Neunzig

Meine Mutter ist im April 90 Jahre alt geworden. Am Wochenende haben wir das in großer Runde gefeiert. Ich muss an dieser Stelle mal ein Loblied auf meine Mutter singen: sie hat es geschafft, einen klaren Verstand zu behalten, geht noch regelmäßig zum Kieser-Training und nimmt Anteil am Weltgeschehen und ihrer persönlichen Umgebung. Bis vor wenigen Jahren hat sie Italienisch gelernt, und sie geht immer noch auf Reisen. Ihr Wunsch ist eine Karte für die Elbphilharmonie, und wir bemühen uns, ihn zu erfüllen. Ein weiterer Wunsch ist, so zu sterben wie Udo Jürgens: "Nicht daß ich Fan von ihm bin, aber beim Spazierengehen einfach tot umfallen, das ist doch der ideale Tod."

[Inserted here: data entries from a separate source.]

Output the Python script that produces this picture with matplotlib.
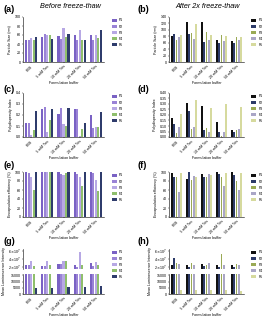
import numpy as np
import matplotlib
matplotlib.use("Agg")
import matplotlib.pyplot as plt
from matplotlib.patches import Patch

plt.rcParams['font.family'] = ['Liberation Sans', 'DejaVu Sans']

W, H = 272, 317

buffers = ["PBS", "5 mM Tris", "10 mM Tris", "20 mM Tris", "50 mM Tris"]
forms = ["F1", "F2", "F3", "F4", "F5"]

# colours for the two columns
cols_before = ["#7a62c4", "#9a83d6", "#b7a8e4", "#8fbf6c", "#2f3c6c"]
cols_after = ["#111111", "#2c3a68", "#9aaa55", "#aaa6c6", "#d6da9e"]

# particle size (nm), rows = formulation F1..F5, cols = buffers
size_before = [
    [50, 56, 57, 61, 59],
    [49, 62, 52, 50, 50],
    [54, 59, 76, 71, 59],
    [49, 59, 55, 50, 54],
    [56, 52, 62, 48, 71],
]
size_after = [
    [82, 123, 123, 70, 65],
    [88, 88, 63, 58, 59],
    [70, 91, 93, 85, 77],
    [78, 73, 68, 65, 67],
    [85, 117, 83, 80, 78],
]

# polydispersity index
pdi_before = [
    [0.13, 0.25, 0.21, 0.25, 0.20],
    [0.13, 0.27, 0.26, 0.25, 0.08],
    [0.02, 0.05, 0.12, 0.01, 0.09],
    [0.06, 0.15, 0.10, 0.07, 0.09],
    [0.24, 0.25, 0.26, 0.13, 0.23],
]
pdi_after = [
    [0.17, 0.31, 0.28, 0.14, 0.06],
    [0.12, 0.24, 0.06, 0.05, 0.05],
    [0.04, 0.07, 0.08, 0.005, 0.06],
    [0.09, 0.09, 0.05, 0.05, 0.07],
    [0.21, 0.34, 0.26, 0.30, 0.27],
]

# encapsulation efficiency (%)
ee_before = [
    [100, 99, 99, 99, 99],
    [97, 99, 95, 95, 97],
    [90, 99, 93, 90, 82],
    [60, 99, 98, 70, 57],
    [99, 99, 99, 99, 99],
]
ee_after = [
    [97, 85, 95, 99, 99],
    [90, 99, 90, 95, 93],
    [88, 82, 88, 88, 80],
    [55, 92, 95, 68, 60],
    [97, 88, 93, 97, 97],
]

# mean luminescence intensity
lum_before = [
    [2.4e7, 2.2e7, 2.8e7, 2.6e7, 3.0e7],
    [2.4e7, 2.2e7, 2.8e7, 2.1e7, 2.2e7],
    [3.4e7, 3.6e7, 3.4e7, 5.7e7, 3.2e7],
    [2.2e7, 2.4e7, 3.5e7, 2.4e7, 2.4e7],
    [5000, 4800, 6000, 6000, 6500],
]
lum_after = [
    [2.4e7, 2.4e7, 2.8e7, 2.4e7, 2.6e7],
    [4.3e7, 2.1e7, 2.2e7, 2.1e7, 2.1e7],
    [3.0e7, 3.0e7, 2.6e7, 5.3e7, 2.8e7],
    [2.8e7, 2.4e7, 3.0e7, 2.4e7, 2.4e7],
    [3200, 3200, 3200, 3200, 2800],
]

FS = 2.6


def box(x0, y0, x1, y1):
    return [x0 / W, 1 - y1 / H, (x1 - x0) / W, (y1 - y0) / H]


def bars(ax, data, colors):
    x = np.arange(len(buffers))
    w = 0.155
    for i, vals in enumerate(data):
        ax.bar(x + (i - 2) * w, vals, w * 0.85, color=colors[i], linewidth=0)
    ax.set_xlim(-0.5, len(buffers) - 0.5)


def style(ax, show_x=True):
    for s in ['top', 'right']:
        ax.spines[s].set_visible(False)
    for s in ['left', 'bottom']:
        ax.spines[s].set_linewidth(0.4)
    ax.tick_params(labelsize=FS, width=0.3, length=1, pad=0.8)
    ax.set_xticks(np.arange(len(buffers)))
    if show_x:
        ax.set_xticklabels(buffers, rotation=45, ha='right', rotation_mode='anchor')
    else:
        ax.set_xticklabels([])


def legend(ax, colors):
    handles = [Patch(facecolor=c, linewidth=0) for c in colors]
    ax.legend(handles, forms, loc='upper left', bbox_to_anchor=(1.08, 1.0),
              frameon=False, fontsize=FS, handlelength=1.3, handleheight=0.8,
              labelspacing=0.6, handletextpad=0.6, borderaxespad=0)


fig = plt.figure(figsize=(W / 100, H / 100), dpi=100)

lefts = [(23, 104), (169, 244)]
rows = [(17, 62), (93, 137), (172, 217), (249, 294)]
colsets = [cols_before, cols_after]
labels = [["(a)", "(b)"], ["(c)", "(d)"], ["(e)", "(f)"], ["(g)", "(h)"]]
label_y = [9, 89, 165, 242]

panels = [
    (size_before, size_after, "Particle Size (nm)"),
    (pdi_before, pdi_after, "Polydispersity Index"),
    (ee_before, ee_after, "Encapsulation efficiency (%)"),
]

for r, (db, da, ylab) in enumerate(panels):
    for c, data in enumerate([db, da]):
        x0, x1 = lefts[c]
        y0, y1 = rows[r]
        ax = fig.add_axes(box(x0, y0, x1, y1))
        bars(ax, data, colsets[c])
        style(ax)
        if r == 0:
            if c == 0:
                ax.set_ylim(0, 100)
                ax.set_yticks(np.arange(0, 101, 20))
            else:
                ax.set_ylim(0, 140)
                ax.set_yticks(np.arange(0, 141, 20))
        elif r == 1:
            if c == 0:
                ax.set_ylim(0, 0.4)
                ax.set_yticks(np.arange(0, 0.41, 0.1))
            else:
                ax.set_ylim(0, 0.4)
                ax.set_yticks(np.arange(0, 0.41, 0.05))
        else:
            ax.set_ylim(0, 100)
            ax.set_yticks(np.arange(0, 101, 20))
        ax.set_ylabel(ylab, fontsize=FS, labelpad=1.5)
        ax.set_xlabel("Formulation buffer", fontsize=FS, labelpad=1)
        legend(ax, colsets[c])

# luminescence panels with a broken y axis
for c, data in enumerate([lum_before, lum_after]):
    x0, x1 = lefts[c]
    y0, y1 = rows[3]
    top = fig.add_axes(box(x0, y0, x1, 269))
    bot = fig.add_axes(box(x0, 274, x1, y1))
    bars(top, data, colsets[c])
    bars(bot, data, colsets[c])
    style(top, show_x=False)
    style(bot)
    top.spines['bottom'].set_visible(False)
    top.tick_params(axis='x', length=0)
    top.set_ylim(1.5e7, 6.5e7)
    top.set_yticks([2e7, 4e7, 6e7])
    top.set_yticklabels([r"2$\times$10$^7$", r"4$\times$10$^7$", r"6$\times$10$^7$"])
    bot.set_ylim(0, 16000)
    bot.set_yticks([0, 5000, 10000, 15000])
    bot.set_xlabel("Formulation buffer", fontsize=FS, labelpad=1)
    fig.text((x0 - 19) / W, 1 - 271 / H, "Mean Luminescence Intensity", fontsize=FS,
             rotation=90, ha='center', va='center')
    legend(top, colsets[c])

for r in range(4):
    fig.text(3 / W, 1 - label_y[r] / H, labels[r][0], fontsize=6.5, fontweight='bold',
             va='center')
    fig.text(138 / W, 1 - label_y[r] / H, labels[r][1], fontsize=6.5, fontweight='bold',
             va='center')

fig.text(70 / W, 1 - 7 / H, "Before freeze-thaw", fontsize=5.2, style='italic',
         ha='center', va='center')
fig.text(208 / W, 1 - 7 / H, "After 2x freeze-thaw", fontsize=5.2, style='italic',
         ha='center', va='center')

fig.savefig("out.png", dpi=100)
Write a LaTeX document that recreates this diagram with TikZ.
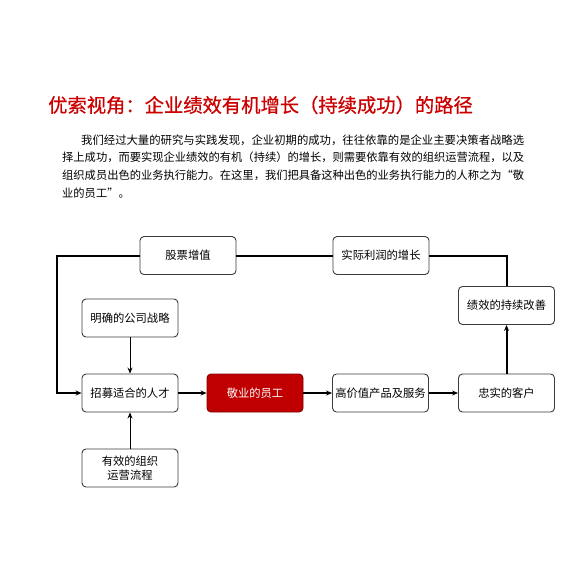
\documentclass[tikz,border=0pt]{standalone}
\usepackage{fontspec}
\usepackage{graphicx}
\setmainfont{Noto Sans CJK SC}
\newfontfamily\titlefont[FakeBold=0.6]{Noto Sans CJK SC}
\usetikzlibrary{arrows.meta}
\definecolor{titlered}{RGB}{204,0,0}
\definecolor{boxred}{RGB}{192,0,0}
\definecolor{boxredborder}{RGB}{130,0,0}
\definecolor{boxline}{RGB}{60,60,60}
\tikzset{
  x=1pt, y=-1pt,
  flowbox/.style={draw=boxline, line width=0.9pt, rounded corners=4pt, fill=white,
    minimum width=96pt, minimum height=38pt, inner sep=1pt, align=center,
    font=\fontsize{11.3}{14}\selectfont},
  hotbox/.style={flowbox, fill=boxred, draw=boxredborder, text=white},
  thickline/.style={line width=2pt, black},
  thinline/.style={line width=0.9pt, black},
  arr/.style={-{Stealth[length=6pt,width=5pt]}},
  paraline/.style={anchor=west, inner sep=0pt, font=\fontsize{11.3}{14}\selectfont},
}
\begin{document}
\begin{tikzpicture}
\useasboundingbox (0,0) rectangle (580,560);
\fill[white] (0,0) rectangle (580,560);

\node[anchor=west, text=titlered, font=\titlefont\fontsize{19.3}{22}\selectfont, inner sep=0pt] (title) at (48,105)
  {优索视角：企业绩效有机增长（持续成功）的路径};

\node[paraline] (l1) at (81,140) {\resizebox{443pt}{!}{我们经过大量的研究与实践发现，企业初期的成功，往往依靠的是企业主要决策者战略选}};
\node[paraline] (l2) at (62,157.5) {\resizebox{462pt}{!}{择上成功，而要实现企业绩效的有机（持续）的增长，则需要依靠有效的组织运营流程，以及}};
\node[paraline] (l3) at (62,175) {\resizebox{462pt}{!}{组织成员出色的业务执行能力。在这里，我们把具备这种出色的业务执行能力的人称之为“敬}};
\node[paraline] (l4) at (62,193) {\resizebox{67.6pt}{!}{业的员工”。}};

\node[flowbox] (gp) at (188,255.5) {股票增值};
\node[flowbox] (lr) at (381,255.5) {实际利润的增长};
\node[flowbox] (jx) at (506.5,305.5) {绩效的持续改善};
\node[flowbox] (mq) at (130,318) {明确的公司战略};
\node[flowbox] (zm) at (130,393) {招募适合的人才};
\node[hotbox]  (jy) at (255,393) {敬业的员工};
\node[flowbox] (gj) at (380.5,393) {高价值产品及服务};
\node[flowbox] (zs) at (506.5,393) {忠实的客户};
\node[flowbox] (yx) at (130,468) {有效的组织\\运营流程};

\coordinate (lc) at (57,255.5);

\draw[thickline] (lr.west) -- (gp.east);
\draw[thickline, arr] (gp.west) -- (lc) |- (zm.west);
\draw[thickline] (jx.north) |- (lr.east);
\draw[thickline, arr] (zs.north) -- (jx.south);
\draw[thickline, arr] (zm.east) -- (jy.west);
\draw[thickline, arr] (jy.east) -- (gj.west);
\draw[thickline, arr] (gj.east) -- (zs.west);
\draw[thinline, arr] (mq.south) -- (zm.north);
\draw[thinline, arr] (yx.north) -- (zm.south);
\end{tikzpicture}
\end{document}
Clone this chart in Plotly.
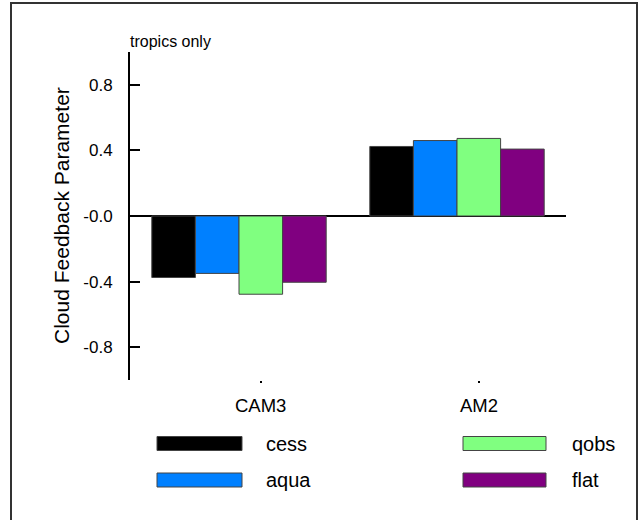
import plotly.graph_objects as go

categories = ["CAM3", "AM2"]
cat_pos = [0, 1]
series_names = ["cess", "aqua", "qobs", "flat"]
series_colors = ["#000000", "#0080FF", "#80FF80", "#800080"]
cess = [-0.375, 0.424]
aqua = [-0.35, 0.46]
qobs = [-0.477, 0.473]
flat = [-0.404, 0.408]
series_values = [cess, aqua, qobs, flat]
ytick_vals = [-0.8, -0.4, 0.0, 0.4, 0.8]
ytick_text = ["-0.8", "-0.4", "-0.0", "0.4", "0.8"]

W, H = 642, 520
L, R, T, B = 130, 76, 52, 140
PW, PH = W - L - R, H - T - B
FONT = "Liberation Sans, Arial, Helvetica, sans-serif"


def px(x):
    return (x - L) / PW


def py(y):
    return (H - B - y) / PH


fig = go.Figure()
for name, color, vals in zip(series_names, series_colors, series_values):
    fig.add_trace(go.Bar(
        x=cat_pos, y=vals, name=name,
        marker=dict(color=color, line=dict(color="#444444", width=1)),
        showlegend=False,
    ))

annotations = []
shapes = []
# category labels (offset half a bar to the right like the reference)
for c, p in zip(categories, cat_pos):
    annotations.append(dict(x=p + 0.1, xref="x", y=py(405), yref="paper",
                            text=c, showarrow=False, xanchor="center", yanchor="middle",
                            font=dict(size=18.5, color="black", family=FONT)))

annotations.append(dict(x=px(61), y=py(216), xref="paper", yref="paper", text="Cloud Feedback Parameter",
                        textangle=-90, showarrow=False, xanchor="center", yanchor="middle",
                        font=dict(size=21, color="black", family=FONT)))
annotations.append(dict(x=px(128), y=py(42), xref="paper", yref="paper", text="tropics only",
                        showarrow=False, xanchor="left", yanchor="middle",
                        font=dict(size=16, color="black", family=FONT)))

# legend (2x2 with wide swatches)
leg_pos = [(157, 242, 266, 443.5), (157, 242, 266, 480), (463, 546, 572, 443.5), (463, 546, 572, 480)]
for (x0, x1, tx, yc), name, color in zip(leg_pos, series_names, series_colors):
    shapes.append(dict(type="rect", xref="paper", yref="paper",
                       x0=px(x0), x1=px(x1), y0=py(yc - 7), y1=py(yc + 7),
                       fillcolor=color, line=dict(color="#444444", width=1)))
    annotations.append(dict(x=px(tx - 2), y=py(yc), xref="paper", yref="paper", text=name,
                            showarrow=False, xanchor="left", yanchor="middle",
                            font=dict(size=20, color="black", family=FONT)))

# outer frame
shapes.append(dict(type="rect", xref="paper", yref="paper",
                   x0=px(11), x1=px(637), y0=py(530), y1=py(3),
                   line=dict(color="#333333", width=2), fillcolor="rgba(0,0,0,0)"))

fig.update_layout(
    width=W, height=H,
    margin=dict(l=L, r=R, t=T, b=B),
    paper_bgcolor="white", plot_bgcolor="white",
    barmode="group", bargap=0.2, bargroupgap=0,
    font=dict(family=FONT, color="black"),
    annotations=annotations, shapes=shapes,
    xaxis=dict(range=[-0.5, 1.5], showgrid=False, zeroline=False, showline=False,
               tickvals=[p + 0.1 for p in cat_pos], ticks="outside", ticklen=2, tickwidth=2,
               tickcolor="black", showticklabels=False),
    yaxis=dict(range=[-1, 1], showgrid=False, zeroline=True, zerolinecolor="black", zerolinewidth=2,
               showline=True, linecolor="black", linewidth=2,
               tickvals=ytick_vals, ticktext=ytick_text, ticks="inside", ticklen=10, tickwidth=2,
               tickcolor="black", tickfont=dict(size=17, color="black", family=FONT),
               ticklabelstandoff=12),
)

fig.write_html("out.html", config={"displayModeBar": False},
               post_script="document.body.style.margin='0';document.body.style.overflow='hidden';")
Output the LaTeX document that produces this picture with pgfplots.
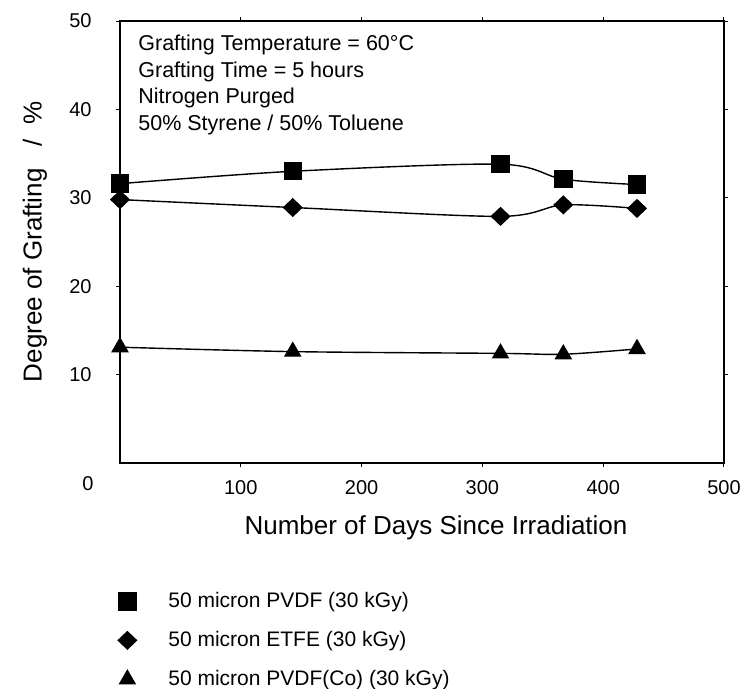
\documentclass[border=0pt]{standalone}
\usepackage{fontspec}
\setmainfont{Liberation Sans}
\usepackage{pgfplots}
\pgfplotsset{compat=1.18}
\begin{document}
\begin{tikzpicture}
\begin{axis}[
 scale only axis, width=302pt, height=221pt,
 xmin=0, xmax=500, ymin=0, ymax=50,
 xtick={100,200,300,400,500}, ytick={10,20,30,40,50},
 extra x ticks={0},
 extra x tick style={major tick length=0pt, xticklabel style={xshift=-16pt}},
 tick align=outside, major tick length=2pt,
 tick style={black, line width=0.5pt},
 axis line style={line width=0.9pt},
 /pgf/number format/assume math mode=true,
 tick label style={font=\fontsize{10}{12}\selectfont, inner sep=0pt},
 xticklabel style={yshift=-6.4pt},
 yticklabel style={xshift=-12pt},
 xlabel={Number of Days Since Irradiation},
 ylabel={Degree of Grafting\ \ \ /\ \ \%},
 label style={font=\fontsize{13}{15}\selectfont, inner sep=0pt},
 xlabel style={at={(axis description cs:0.5232,-0.147)}, anchor=center},
 ylabel style={at={(axis description cs:-0.1407,0.5)}, anchor=center},
 legend style={at={(axis description cs:-0.005,-0.268)}, anchor=north west,
   draw=none, fill=none, inner sep=0pt, column sep=0pt, row sep=0pt,
   nodes={inner sep=0pt, anchor=west}, font=\fontsize{10.5}{12}\selectfont},
 legend cell align=left,
 legend image code/.code={\path[draw=none,fill=none] (-5pt,-9.75pt) rectangle (20.5pt,9.75pt);
   \draw[#1,sharp plot] plot coordinates {(0pt,0pt)};},
 every axis plot/.append style={black, line width=0.7pt, smooth, tension=0.5},
]
\addplot[mark=square*, mark size=4.25pt, mark options={solid}] coordinates {
 (0,31.6) (143,33.0) (315,33.8) (367,32.1) (428,31.5)};
\addlegendentry{50 micron PVDF (30 kGy)}
\addplot[mark=diamond*, mark size=4.3pt, mark options={xscale=1.4}] coordinates {
 (0,29.8) (143,28.9) (315,27.9) (367,29.2) (428,28.8)};
\addlegendentry{50 micron ETFE (30 kGy)}
\addplot[mark=triangle*, mark size=4.4pt] coordinates {
 (0,13.1) (143,12.6) (315,12.4) (367,12.3) (428,12.9)};
\addlegendentry{50 micron PVDF(Co) (30 kGy)}
\node[anchor=north west, align=left, inner sep=0pt, xshift=9pt, yshift=-7pt,
  font=\fontsize{10.75}{13.2}\selectfont] at (rel axis cs:0,1)
  {Grafting Temperature = 60°C\\Grafting Time = 5 hours\\Nitrogen Purged\\50\% Styrene / 50\% Toluene};
\coordinate (bl) at (rel axis cs:0,0);
\coordinate (tr) at (rel axis cs:1,1);
\end{axis}
\pgfresetboundingbox
\path ([xshift=-60pt,yshift=-113pt]bl) rectangle ([xshift=9.5pt,yshift=10.5pt]tr);
\end{tikzpicture}
\end{document}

Es war schön, mal wieder die ganze Familie am Tisch zu haben: mein Bruder, seine Frau und deren Tochter, meine beiden Kinder, der Freund meiner Tochter, meine Mutter und ich.
Eine Bemerkung meiner Mutter ("...daß aus dieser desolaten Familie mit einem linken Vater was Gutes rausgekommen ist..."), die auf meine erste Ehe gemünzt war und mich zu Widerspruch herausforderte ("Wieso desolat? Und es war nicht nur der Vater links, ich war's doch auch.") brachte mich ans Nachdenken: meine Lebensform als Alleinerziehende Anfang der 80er Jahre bis 1992, dann Patchworkfamilie, war damals noch ungewöhnlich, ist aber mittlerweile sowas von normal. Ich habe den Status "alleinerziehend" nie als Makel empfunden. Nicht daß ich mir das so gewünscht hatte, aber es hat sich dann eben ergeben.
Am besten hat mir übrigens das gute Wetter in Münster gefallen nach den vielen kalten Tagen. Wir haben uns Samstagnachmittag sogar noch mit einer Wolldecke auf eine Wiese gelegt und die Sonne genossen, während meine Mutter ihr Mittagsschläfchen hielt.

Marie-Luise - 9. Mai, 22:43
katharina (Gast) - 10. Mai, 15:37
da waren wir echt pionierinnen. habs immer wieder an der reaktion der erwachsenen (lehrer/innen und 'heile' familien) erlebt.